In general, the theme of deficit reduction will be less prominent in the speech as Mr. Obama emphasizes spending “investments” and “responsible” budget cutting...
Advisers said the president would describe five “pillars” for ensuring America’s competitiveness and economic growth: innovation, education, infrastructure, deficit reduction and reforming government. ...
“He’s making the transition from an economic security president to an economic growth president,” said Jim Kessler, co-founder of the centrist organization Third Way, “and he’s moving from the left to the center.” ...

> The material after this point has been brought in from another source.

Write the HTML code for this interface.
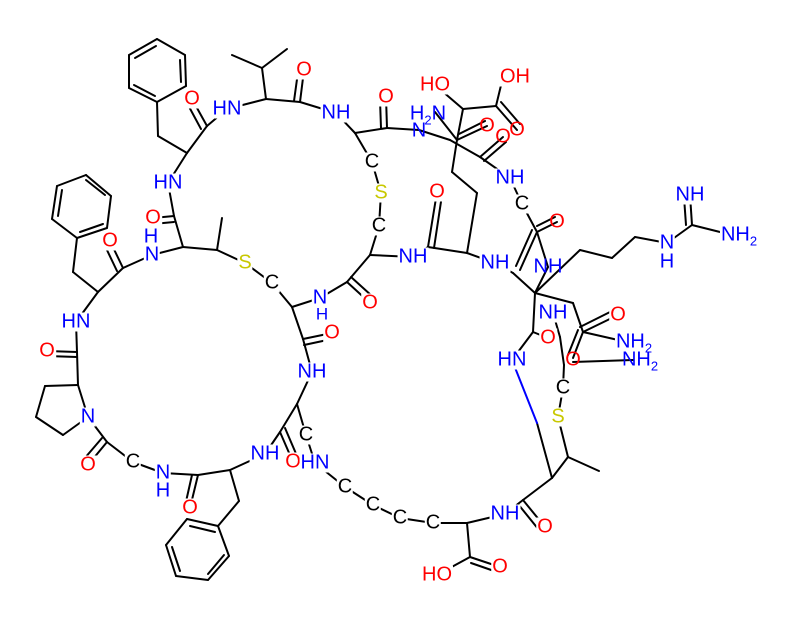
<!DOCTYPE html>
<html><head><meta charset="utf-8"><style>
html,body{margin:0;padding:0;background:#fff}
#w{position:relative;width:788px;height:622px;overflow:hidden}
svg{display:block;position:absolute;left:0;top:0}
line{stroke:#000;stroke-width:2;stroke-linecap:round}
.l{position:absolute;transform:translate(-50%,-50%);font-family:"Liberation Sans","DejaVu Sans",sans-serif;font-size:20px;line-height:19px;white-space:nowrap;background:#fff;padding:0 1px}
.l sub{font-size:13px;vertical-align:-5px;line-height:0}
.N{color:#0000ff}.O{color:#ff0000}.S{color:#c8c800}.C{color:#000}
.t{background:transparent}
</style></head><body><div id="w">
<svg width="788" height="622" viewBox="0 0 788 622" xmlns="http://www.w3.org/2000/svg">
<line x1="157" y1="39" x2="185" y2="55"/><line x1="185" y1="55" x2="186" y2="86"/><line x1="186" y1="86" x2="157" y2="102"/>
<line x1="157" y1="102" x2="129" y2="88"/><line x1="129" y1="88" x2="129" y2="55"/><line x1="129" y1="55" x2="157" y2="39"/>
<line x1="180" y1="60" x2="181" y2="82"/><line x1="155" y1="96" x2="134" y2="85"/><line x1="135" y1="58" x2="156" y2="46"/>
<line x1="157" y1="102" x2="158" y2="136"/><line x1="158" y1="136" x2="187" y2="153"/>
<line x1="187" y1="153" x2="207" y2="126"/><line x1="207" y1="126" x2="192" y2="99"/><line x1="201" y1="129" x2="187" y2="103"/>
<line x1="207" y1="126" x2="227" y2="109"/><line x1="227" y1="109" x2="266" y2="99"/>
<line x1="266" y1="99" x2="262" y2="68"/><line x1="262" y1="68" x2="232" y2="55"/><line x1="262" y1="68" x2="287" y2="49"/>
<line x1="266" y1="99" x2="300" y2="102"/><line x1="300" y1="102" x2="304" y2="70"/><line x1="294" y1="101" x2="298" y2="72"/>
<line x1="300" y1="102" x2="336" y2="113"/><line x1="336" y1="113" x2="355" y2="133"/>
<line x1="355" y1="133" x2="387" y2="128"/><line x1="387" y1="128" x2="386" y2="97"/><line x1="381" y1="128" x2="380" y2="100"/>
<line x1="387" y1="128" x2="419" y2="130"/>
<line x1="355" y1="133" x2="372" y2="162"/><line x1="372" y1="162" x2="381" y2="193"/><line x1="381" y1="193" x2="379" y2="226"/><line x1="379" y1="226" x2="370" y2="255"/>
<line x1="370" y1="255" x2="413" y2="257"/><line x1="370" y1="255" x2="347" y2="282"/>
<line x1="347" y1="282" x2="370" y2="303"/><line x1="351" y1="277" x2="372" y2="296"/>
<line x1="347" y1="282" x2="320" y2="298"/><line x1="320" y1="298" x2="292" y2="307"/>
<line x1="187" y1="153" x2="168" y2="183"/><line x1="168" y1="183" x2="174" y2="216"/>
<line x1="174" y1="216" x2="153" y2="218"/><line x1="174" y1="222" x2="153" y2="224"/>
<line x1="174" y1="216" x2="183" y2="247"/><line x1="183" y1="247" x2="217" y2="250"/>
<line x1="217" y1="250" x2="222" y2="218"/><line x1="217" y1="250" x2="245" y2="263"/><line x1="245" y1="263" x2="272" y2="283"/><line x1="272" y1="283" x2="292" y2="307"/>
<line x1="183" y1="247" x2="152" y2="255"/><line x1="152" y1="255" x2="123" y2="268"/>
<line x1="123" y1="268" x2="110" y2="241"/><line x1="117" y1="271" x2="106" y2="248"/>
<line x1="123" y1="268" x2="98" y2="292"/>
<line x1="98" y1="292" x2="73" y2="272"/><line x1="73" y1="272" x2="77" y2="238"/>
<line x1="77" y1="238" x2="107" y2="228"/><line x1="107" y1="228" x2="111" y2="196"/><line x1="111" y1="196" x2="86" y2="175"/>
<line x1="86" y1="175" x2="57" y2="186"/><line x1="57" y1="186" x2="52" y2="219"/><line x1="52" y1="219" x2="77" y2="238"/>
<line x1="80" y1="232" x2="103" y2="224"/><line x1="105" y1="195" x2="86" y2="180"/><line x1="62" y1="190" x2="58" y2="216"/>
<line x1="98" y1="292" x2="76" y2="322"/><line x1="76" y1="322" x2="77" y2="352"/>
<line x1="77" y1="352" x2="47" y2="351"/><line x1="77" y1="357" x2="47" y2="356"/>
<line x1="77" y1="352" x2="78" y2="385"/>
<line x1="78" y1="385" x2="45" y2="386"/><line x1="45" y1="386" x2="36" y2="417"/><line x1="36" y1="417" x2="63" y2="435"/><line x1="63" y1="435" x2="88" y2="417"/><line x1="88" y1="417" x2="78" y2="385"/>
<line x1="88" y1="417" x2="107" y2="442"/><line x1="107" y1="442" x2="88" y2="465"/><line x1="102" y1="438" x2="84" y2="459"/>
<line x1="107" y1="442" x2="133" y2="462"/><line x1="133" y1="462" x2="163" y2="473"/><line x1="163" y1="473" x2="198" y2="475"/>
<line x1="198" y1="475" x2="190" y2="508"/><line x1="192" y1="475" x2="185" y2="506"/>
<line x1="198" y1="475" x2="230" y2="470"/>
<line x1="230" y1="470" x2="239" y2="501"/><line x1="239" y1="501" x2="218" y2="526"/>
<line x1="218" y1="526" x2="187" y2="519"/><line x1="187" y1="519" x2="166" y2="545"/><line x1="166" y1="545" x2="176" y2="576"/>
<line x1="176" y1="576" x2="208" y2="580"/><line x1="208" y1="580" x2="229" y2="556"/><line x1="229" y1="556" x2="218" y2="526"/>
<line x1="215" y1="532" x2="190" y2="526"/><line x1="172" y1="547" x2="180" y2="571"/><line x1="208" y1="574" x2="224" y2="555"/>
<line x1="230" y1="470" x2="265" y2="454"/><line x1="265" y1="454" x2="280" y2="432"/>
<line x1="280" y1="432" x2="293" y2="462"/><line x1="285" y1="428" x2="297" y2="456"/>
<line x1="280" y1="432" x2="297" y2="404"/>
<line x1="297" y1="404" x2="312" y2="372"/><line x1="312" y1="372" x2="303" y2="339"/>
<line x1="303" y1="339" x2="332" y2="333"/><line x1="304" y1="345" x2="332" y2="339"/>
<line x1="303" y1="339" x2="292" y2="307"/>
<line x1="297" y1="404" x2="306" y2="435"/><line x1="306" y1="435" x2="315" y2="463"/><line x1="315" y1="463" x2="345" y2="487"/>
<line x1="345" y1="487" x2="373" y2="505"/><line x1="373" y1="505" x2="400" y2="518"/><line x1="400" y1="518" x2="433" y2="523"/><line x1="433" y1="523" x2="467" y2="523"/>
<line x1="467" y1="523" x2="470" y2="557"/><line x1="470" y1="557" x2="500" y2="567"/><line x1="471" y1="563" x2="497" y2="572"/>
<line x1="470" y1="557" x2="437" y2="575"/>
<line x1="467" y1="523" x2="505" y2="514"/><line x1="505" y1="514" x2="523" y2="500"/>
<line x1="523" y1="500" x2="545" y2="527"/><line x1="518" y1="504" x2="539" y2="530"/>
<line x1="523" y1="500" x2="552" y2="478"/>
<line x1="552" y1="478" x2="568" y2="457"/><line x1="568" y1="457" x2="599" y2="471"/>
<line x1="568" y1="457" x2="558" y2="417"/><line x1="558" y1="417" x2="563" y2="388"/><line x1="563" y1="388" x2="564" y2="365"/>
<line x1="564" y1="365" x2="560" y2="337"/><line x1="560" y1="337" x2="553" y2="313"/>
<line x1="552" y1="478" x2="537" y2="423"/><line x1="537" y1="423" x2="512" y2="360" style="stroke:#0000ff"/>
<line x1="512" y1="360" x2="533" y2="332"/><line x1="533" y1="332" x2="548" y2="338"/><line x1="533" y1="332" x2="535" y2="293"/>
<line x1="535" y1="293" x2="573" y2="303"/><line x1="573" y1="303" x2="583" y2="332"/>
<line x1="583" y1="332" x2="618" y2="315"/><line x1="580" y1="327" x2="614" y2="310"/>
<line x1="583" y1="332" x2="627" y2="342"/>
<line x1="583" y1="332" x2="573" y2="358"/><line x1="578" y1="330" x2="568" y2="355"/>
<line x1="573" y1="362" x2="633" y2="360"/>
<line x1="535" y1="293" x2="580" y2="250"/><line x1="580" y1="250" x2="612" y2="258"/><line x1="612" y1="258" x2="635" y2="237"/>
<line x1="635" y1="237" x2="667" y2="243"/><line x1="667" y1="243" x2="692" y2="225"/>
<line x1="692" y1="225" x2="690" y2="195"/><line x1="686" y1="225" x2="684" y2="197"/>
<line x1="692" y1="225" x2="732" y2="235"/>
<line x1="535" y1="293" x2="513" y2="273"/><line x1="513" y1="273" x2="495" y2="263"/><line x1="495" y1="263" x2="467" y2="253"/>
<line x1="467" y1="253" x2="428" y2="247"/><line x1="428" y1="247" x2="437" y2="192"/><line x1="434" y1="248" x2="442" y2="195"/>
<line x1="428" y1="247" x2="413" y2="257"/>
<line x1="467" y1="253" x2="477" y2="193"/><line x1="477" y1="193" x2="452" y2="172"/><line x1="452" y1="172" x2="457" y2="140"/><line x1="457" y1="140" x2="463" y2="109"/>
<line x1="463" y1="109" x2="435" y2="85"/><line x1="463" y1="109" x2="496" y2="106"/>
<line x1="496" y1="106" x2="503" y2="77"/><line x1="496" y1="106" x2="517" y2="130"/><line x1="501" y1="102" x2="520" y2="124"/>
<line x1="435" y1="112" x2="457" y2="140"/><line x1="457" y1="140" x2="487" y2="126"/><line x1="459" y1="134" x2="485" y2="121"/>
<line x1="419" y1="130" x2="450" y2="140"/><line x1="450" y1="140" x2="480" y2="157"/>
<line x1="480" y1="157" x2="503" y2="137"/><line x1="484" y1="161" x2="506" y2="142"/>
<line x1="480" y1="157" x2="510" y2="178"/><line x1="510" y1="178" x2="522" y2="204"/><line x1="522" y1="204" x2="537" y2="232"/>
<line x1="537" y1="232" x2="557" y2="222"/><line x1="537" y1="226" x2="555" y2="217"/>
<line x1="537" y1="232" x2="520" y2="270"/><line x1="532" y1="230" x2="516" y2="266"/>
<line x1="537" y1="232" x2="548" y2="267"/><line x1="548" y1="267" x2="535" y2="293"/>
</svg>
<span class="l O" style="left:192px;top:99px">O</span>
<span class="l N" style="left:227px;top:109px">HN</span>
<span class="l O" style="left:304px;top:70px">O</span>
<span class="l N" style="left:336px;top:113px">NH</span>
<span class="l O" style="left:386px;top:97px">O</span>
<span class="l C" style="left:372px;top:162px">C</span>
<span class="l S" style="left:381px;top:193px">S</span>
<span class="l C" style="left:379px;top:226px">C</span>
<span class="l N" style="left:413px;top:257px">NH</span>
<span class="l O" style="left:370px;top:303px">O</span>
<span class="l N" style="left:320px;top:298px">N</span>
<span class="l N t" style="left:322px;top:314px;font-size:17px">H</span>
<span class="l N" style="left:168px;top:183px">HN</span>
<span class="l O" style="left:153px;top:218px">O</span>
<span class="l S" style="left:245px;top:263px">S</span>
<span class="l C" style="left:272px;top:283px">C</span>
<span class="l N" style="left:152px;top:255px">N</span>
<span class="l N" style="left:151px;top:237px">H</span>
<span class="l O" style="left:110px;top:241px">O</span>
<span class="l N" style="left:76px;top:322px">HN</span>
<span class="l O" style="left:47px;top:351px">O</span>
<span class="l N" style="left:88px;top:417px">N</span>
<span class="l O" style="left:88px;top:465px">O</span>
<span class="l C" style="left:133px;top:462px">C</span>
<span class="l N" style="left:163px;top:473px">N</span>
<span class="l N" style="left:163px;top:491px">H</span>
<span class="l O" style="left:190px;top:508px">O</span>
<span class="l N" style="left:265px;top:454px">NH</span>
<span class="l O" style="left:293px;top:462px">O</span>
<span class="l N" style="left:312px;top:372px">NH</span>
<span class="l O" style="left:332px;top:333px">O</span>
<span class="l C" style="left:306px;top:435px">C</span>
<span class="l N" style="left:315px;top:463px">HN</span>
<span class="l C" style="left:345px;top:487px">C</span>
<span class="l C" style="left:373px;top:505px">C</span>
<span class="l C" style="left:400px;top:518px">C</span>
<span class="l C" style="left:433px;top:523px">C</span>
<span class="l O" style="left:500px;top:567px">O</span>
<span class="l O" style="left:437px;top:575px">HO</span>
<span class="l N" style="left:505px;top:514px">NH</span>
<span class="l O" style="left:545px;top:527px">O</span>
<span class="l S" style="left:558px;top:417px">S</span>
<span class="l C" style="left:563px;top:388px">C</span>
<span class="l N" style="left:512px;top:360px">HN</span>
<span class="l O" style="left:548px;top:338px">O</span>
<span class="l N" style="left:553px;top:313px">NH</span>
<span class="l O" style="left:618px;top:315px">O</span>
<span class="l N" style="left:634px;top:342px">NH<sub>2</sub></span>
<span class="l O t" style="left:573px;top:360px">O</span>
<span class="l N t" style="left:640px;top:360px">NH<sub>2</sub></span>
<span class="l N" style="left:667px;top:243px">N</span>
<span class="l N" style="left:667px;top:262px">H</span>
<span class="l N" style="left:690px;top:195px">NH</span>
<span class="l N" style="left:739px;top:235px">NH<sub>2</sub></span>
<span class="l N" style="left:495px;top:263px">NH</span>
<span class="l O" style="left:437px;top:192px">O</span>
<span class="l O" style="left:435px;top:85px">HO</span>
<span class="l O" style="left:515px;top:77px">OH</span>
<span class="l O t" style="left:517px;top:130px">O</span>
<span class="l O t" style="left:487px;top:126px">O</span>
<span class="l O t" style="left:503px;top:137px">O</span>
<span class="l N t" style="left:428px;top:114px">H<sub>2</sub>N</span>
<span class="l N t" style="left:419px;top:131px">N</span>
<span class="l N" style="left:510px;top:178px">NH</span>
<span class="l C" style="left:522px;top:204px">C</span>
<span class="l O t" style="left:557px;top:222px">O</span>
<span class="l N t" style="left:548px;top:267px">NH</span>
</div></body></html>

While I'm happy about the focus on jobs, we shouldn't get our hopes up too much. There are job programs that are intended to carry people through the down side of a business cycle -- short run initiatives to put people to work that have been largely missing in the response to the crisis -- and there are initiatives that are designed to increase economic growth and create jobs over the longer run. I expect the focus will be much more on creating jobs through long-run growth than on the more immediate unemployment problem (which means a likely embrace of the GOP's claim that tax cuts lead to jobs -- though see here for a rebuttal to the claim that tax cuts spur economic growth). And to the extent that the president does focus on more immediate needs, it's unlikely to find support in Congress even with a strong move to (and even past) the center. These initiatives will be about long-run growth and a more hopeful future (and mostly confined to tax cuts, or to use the terms above "tax overhaul," if the GOP gets its way). That is surely needed, hope for the future has eroded substantially with the crisis, but we also have millions of people out of work right now and they need attention too.